The three distinct caps are: the management fee rate cap (limits the percentage of operating expenses the management fee can represent), the controllable expense cap (limits year-over-year increases in expenses the landlord can control, like labor and administrative costs), and the aggregate CAM cap (limits total CAM charges or total increases regardless of expense category). Each covers a different set of charges and operates independently.
Does a CAM cap prevent landlords from billing impermissible expenses?
No. A CAM cap limits the rate of increase in your charges but does not prevent the landlord from including unauthorized expenses in the pool. Capital expenditures, management fee overcharges, and anchor-subsidy costs can all still be billed within cap limits. An exclusion list is the only protection against impermissible expense categories.
How do landlords exploit confusion between cap types?
A common approach is to negotiate a management fee cap but leave the aggregate cap undefined, or to negotiate a controllable expense cap that excludes management fees. The tenant believes their costs are fully capped when they are actually capped only partially. Another technique is structuring the fee to appear within the cap while billing on an inflated base.
Can a management fee exceed the lease cap due to compounding?

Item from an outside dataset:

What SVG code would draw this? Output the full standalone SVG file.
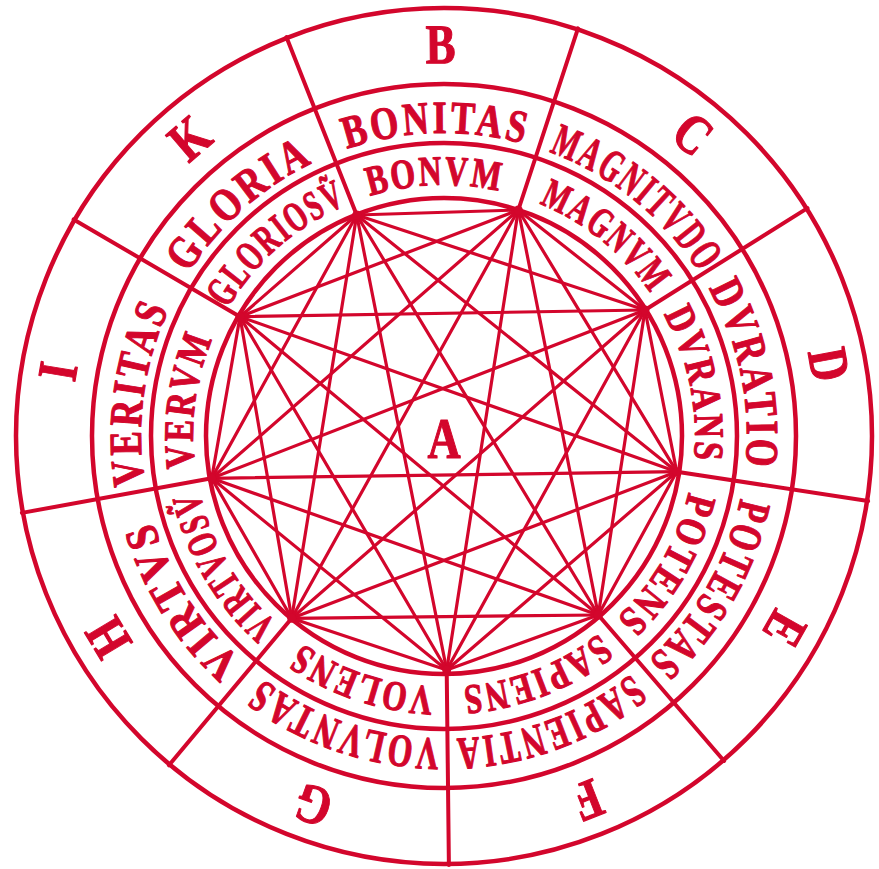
<svg xmlns="http://www.w3.org/2000/svg" xmlns:xlink="http://www.w3.org/1999/xlink" width="879" height="869" viewBox="0 0 879 869">
<defs>
<style>
.ring{fill:none;stroke:#d3062c;stroke-width:4.5}
.sec{stroke:#d3062c;stroke-width:4;stroke-linecap:round}
.ch{stroke:#d3062c;stroke-width:3.2;stroke-linecap:round}
.t{fill:#d3062c;stroke:#d3062c;stroke-width:1.1;stroke-linejoin:round;font-family:"Liberation Serif","DejaVu Serif",serif;font-weight:bold}
.lt{font-size:56px}
.ow{font-size:46px;letter-spacing:4px}
.iw{font-size:42px;letter-spacing:3px}
.dot{fill:#d3062c}
</style>
<path id="po" d="M181.6 284.5 A303 303 0 0 1 706.4 284.5"/>
<path id="pi" d="M226.6 310.5 A251 251 0 0 1 661.4 310.5"/>
</defs>
<rect width="879" height="869" fill="#fff"/>
<g id="rings">
<circle class="ring" cx="444" cy="436" r="428"/>
<circle class="ring" cx="444" cy="436" r="352"/>
<circle class="ring" cx="444" cy="436" r="293"/>
<circle class="ring" cx="444" cy="436" r="238"/>
</g>
<g id="sector-lines">
<line class="sec" x1="356.7" y1="215" x2="286.4" y2="37"/>
<line class="sec" x1="518.3" y1="210" x2="578" y2="28.4"/>
<line class="sec" x1="645" y1="310" x2="807.5" y2="208.1"/>
<line class="sec" x1="676.7" y1="471.7" x2="868.1" y2="501.1"/>
<line class="sec" x1="598.3" y1="615" x2="724.1" y2="761"/>
<line class="sec" x1="446.7" y1="670" x2="448.9" y2="865"/>
<line class="sec" x1="291.7" y1="618.3" x2="168.9" y2="765.3"/>
<line class="sec" x1="211.7" y1="478.3" x2="21.9" y2="512.9"/>
<line class="sec" x1="240" y1="316.7" x2="73.6" y2="219.4"/>
</g>
<g id="connectors">
<line class="ch" x1="356.7" y1="215" x2="518.3" y2="210"/>
<line class="ch" x1="356.7" y1="215" x2="645" y2="310"/>
<line class="ch" x1="356.7" y1="215" x2="676.7" y2="471.7"/>
<line class="ch" x1="356.7" y1="215" x2="598.3" y2="615"/>
<line class="ch" x1="356.7" y1="215" x2="446.7" y2="670"/>
<line class="ch" x1="356.7" y1="215" x2="291.7" y2="618.3"/>
<line class="ch" x1="356.7" y1="215" x2="211.7" y2="478.3"/>
<line class="ch" x1="356.7" y1="215" x2="240" y2="316.7"/>
<line class="ch" x1="518.3" y1="210" x2="645" y2="310"/>
<line class="ch" x1="518.3" y1="210" x2="676.7" y2="471.7"/>
<line class="ch" x1="518.3" y1="210" x2="598.3" y2="615"/>
<line class="ch" x1="518.3" y1="210" x2="446.7" y2="670"/>
<line class="ch" x1="518.3" y1="210" x2="291.7" y2="618.3"/>
<line class="ch" x1="518.3" y1="210" x2="211.7" y2="478.3"/>
<line class="ch" x1="518.3" y1="210" x2="240" y2="316.7"/>
<line class="ch" x1="645" y1="310" x2="676.7" y2="471.7"/>
<line class="ch" x1="645" y1="310" x2="598.3" y2="615"/>
<line class="ch" x1="645" y1="310" x2="446.7" y2="670"/>
<line class="ch" x1="645" y1="310" x2="291.7" y2="618.3"/>
<line class="ch" x1="645" y1="310" x2="211.7" y2="478.3"/>
<line class="ch" x1="645" y1="310" x2="240" y2="316.7"/>
<line class="ch" x1="676.7" y1="471.7" x2="598.3" y2="615"/>
<line class="ch" x1="676.7" y1="471.7" x2="446.7" y2="670"/>
<line class="ch" x1="676.7" y1="471.7" x2="291.7" y2="618.3"/>
<line class="ch" x1="676.7" y1="471.7" x2="211.7" y2="478.3"/>
<line class="ch" x1="676.7" y1="471.7" x2="240" y2="316.7"/>
<line class="ch" x1="598.3" y1="615" x2="446.7" y2="670"/>
<line class="ch" x1="598.3" y1="615" x2="291.7" y2="618.3"/>
<line class="ch" x1="598.3" y1="615" x2="211.7" y2="478.3"/>
<line class="ch" x1="598.3" y1="615" x2="240" y2="316.7"/>
<line class="ch" x1="446.7" y1="670" x2="291.7" y2="618.3"/>
<line class="ch" x1="446.7" y1="670" x2="211.7" y2="478.3"/>
<line class="ch" x1="446.7" y1="670" x2="240" y2="316.7"/>
<line class="ch" x1="291.7" y1="618.3" x2="211.7" y2="478.3"/>
<line class="ch" x1="291.7" y1="618.3" x2="240" y2="316.7"/>
<line class="ch" x1="211.7" y1="478.3" x2="240" y2="316.7"/>
</g>
<g id="vertices">
<circle class="dot" cx="356.7" cy="215" r="4.5"/>
<circle class="dot" cx="518.3" cy="210" r="4.5"/>
<circle class="dot" cx="645" cy="310" r="4.5"/>
<circle class="dot" cx="676.7" cy="471.7" r="4.5"/>
<circle class="dot" cx="598.3" cy="615" r="4.5"/>
<circle class="dot" cx="446.7" cy="670" r="4.5"/>
<circle class="dot" cx="291.7" cy="618.3" r="4.5"/>
<circle class="dot" cx="211.7" cy="478.3" r="4.5"/>
<circle class="dot" cx="240" cy="316.7" r="4.5"/>
</g>
<g id="node-A"><text class="t" font-size="56" text-anchor="middle" transform="translate(444,458) scale(0.82,1)">A</text></g>
<g id="node-B">
<text class="t lt" text-anchor="middle" transform="rotate(-0.5 444 436) translate(444 63) scale(0.8 1)">B</text>
<text class="t ow" transform="rotate(-1.5 444 436)"><textPath href="#po" startOffset="50%" text-anchor="middle" textLength="182" lengthAdjust="spacingAndGlyphs">BONITAS</textPath></text>
<text class="t iw" transform="rotate(-2 444 436)"><textPath href="#pi" startOffset="50%" text-anchor="middle" textLength="133" lengthAdjust="spacingAndGlyphs">BONVM</textPath></text>
</g>
<g id="node-C">
<text class="t lt" text-anchor="middle" transform="rotate(39.5 444 436) translate(444 63) scale(0.8 1)">C</text>
<text class="t ow" transform="rotate(39 444 436)"><textPath href="#po" startOffset="50%" text-anchor="middle" textLength="198" lengthAdjust="spacingAndGlyphs">MAGNITVDO</textPath></text>
<text class="t iw" transform="rotate(39 444 436)"><textPath href="#pi" startOffset="50%" text-anchor="middle" textLength="147" lengthAdjust="spacingAndGlyphs">MAGNVM</textPath></text>
</g>
<g id="node-D">
<text class="t lt" text-anchor="middle" transform="rotate(79.5 444 436) translate(444 63) scale(0.8 1)">D</text>
<text class="t ow" transform="rotate(78.5 444 436)"><textPath href="#po" startOffset="50%" text-anchor="middle" textLength="187" lengthAdjust="spacingAndGlyphs">DVRATIO</textPath></text>
<text class="t iw" transform="rotate(78.4 444 436)"><textPath href="#pi" startOffset="50%" text-anchor="middle" textLength="153" lengthAdjust="spacingAndGlyphs">DVRANS</textPath></text>
</g>
<g id="node-E">
<text class="t lt" text-anchor="middle" transform="rotate(119.5 444 436) translate(444 63) scale(0.8 1)">E</text>
<text class="t ow" transform="rotate(120 444 436)"><textPath href="#po" startOffset="50%" text-anchor="middle" textLength="192" lengthAdjust="spacingAndGlyphs">POTESTAS</textPath></text>
<text class="t iw" transform="rotate(120 444 436)"><textPath href="#pi" startOffset="50%" text-anchor="middle" textLength="150" lengthAdjust="spacingAndGlyphs">POTENS</textPath></text>
</g>
<g id="node-F">
<text class="t lt" text-anchor="middle" transform="rotate(158.5 444 436) translate(444 63) scale(0.8 1)">F</text>
<text class="t ow" transform="rotate(160 444 436)"><textPath href="#po" startOffset="50%" text-anchor="middle" textLength="192" lengthAdjust="spacingAndGlyphs">SAPIENTIA</textPath></text>
<text class="t iw" transform="rotate(159 444 436)"><textPath href="#pi" startOffset="50%" text-anchor="middle" textLength="150" lengthAdjust="spacingAndGlyphs">SAPIENS</textPath></text>
</g>
<g id="node-G">
<text class="t lt" text-anchor="middle" transform="rotate(199.5 444 436) translate(444 63) scale(0.8 1)">G</text>
<text class="t ow" transform="rotate(199 444 436)"><textPath href="#po" startOffset="50%" text-anchor="middle" textLength="192" lengthAdjust="spacingAndGlyphs">VOLVNTAS</textPath></text>
<text class="t iw" transform="rotate(198.6 444 436)"><textPath href="#pi" startOffset="50%" text-anchor="middle" textLength="142" lengthAdjust="spacingAndGlyphs">VOLENS</textPath></text>
</g>
<g id="node-H">
<text class="t lt" text-anchor="middle" transform="rotate(239 444 436) translate(444 63) scale(0.8 1)">H</text>
<text class="t ow" transform="rotate(238 444 436)"><textPath href="#po" startOffset="50%" text-anchor="middle" textLength="171" lengthAdjust="spacingAndGlyphs">VIRTVS</textPath></text>
<text class="t iw" transform="rotate(239.5 444 436)"><textPath href="#pi" startOffset="50%" text-anchor="middle" textLength="158" lengthAdjust="spacingAndGlyphs">VIRTVOSṼ</textPath></text>
</g>
<g id="node-I">
<text class="t lt" text-anchor="middle" transform="rotate(279.5 444 436) translate(444 63) scale(0.8 1)">I</text>
<text class="t ow" transform="rotate(278 444 436)"><textPath href="#po" startOffset="50%" text-anchor="middle" textLength="182" lengthAdjust="spacingAndGlyphs">VERITAS</textPath></text>
<text class="t iw" transform="rotate(278 444 436)"><textPath href="#pi" startOffset="50%" text-anchor="middle" textLength="133" lengthAdjust="spacingAndGlyphs">VERVM</textPath></text>
</g>
<g id="node-K">
<text class="t lt" text-anchor="middle" transform="rotate(319.5 444 436) translate(444 63) scale(0.8 1)">K</text>
<text class="t ow" transform="rotate(318.6 444 436)"><textPath href="#po" startOffset="50%" text-anchor="middle" textLength="171" lengthAdjust="spacingAndGlyphs">GLORIA</textPath></text>
<text class="t iw" transform="rotate(319 444 436)"><textPath href="#pi" startOffset="50%" text-anchor="middle" textLength="162" lengthAdjust="spacingAndGlyphs">GLORIOSṼ</textPath></text>
</g>
</svg>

Yes, if the cap is structured as a compounded annual increase. A 5% compounded cap allows the management fee to grow faster over time than a 5% cumulative cap applied to a fixed base. Over a 10-year lease, the difference can be substantial. Confirming whether your cap is cumulative or compounded is one of the first lease review steps in a CAM audit.
If I have an aggregate cap, should I still dispute individual line items?
Yes. An aggregate cap limits your total payment but does not validate incorrect line items. Disputing an unauthorized charge reduces the billable base for future years, which matters even in years where the cap prevents immediate additional payment. Documented disputes also preserve your rights if the cap is later removed or reduced at renewal.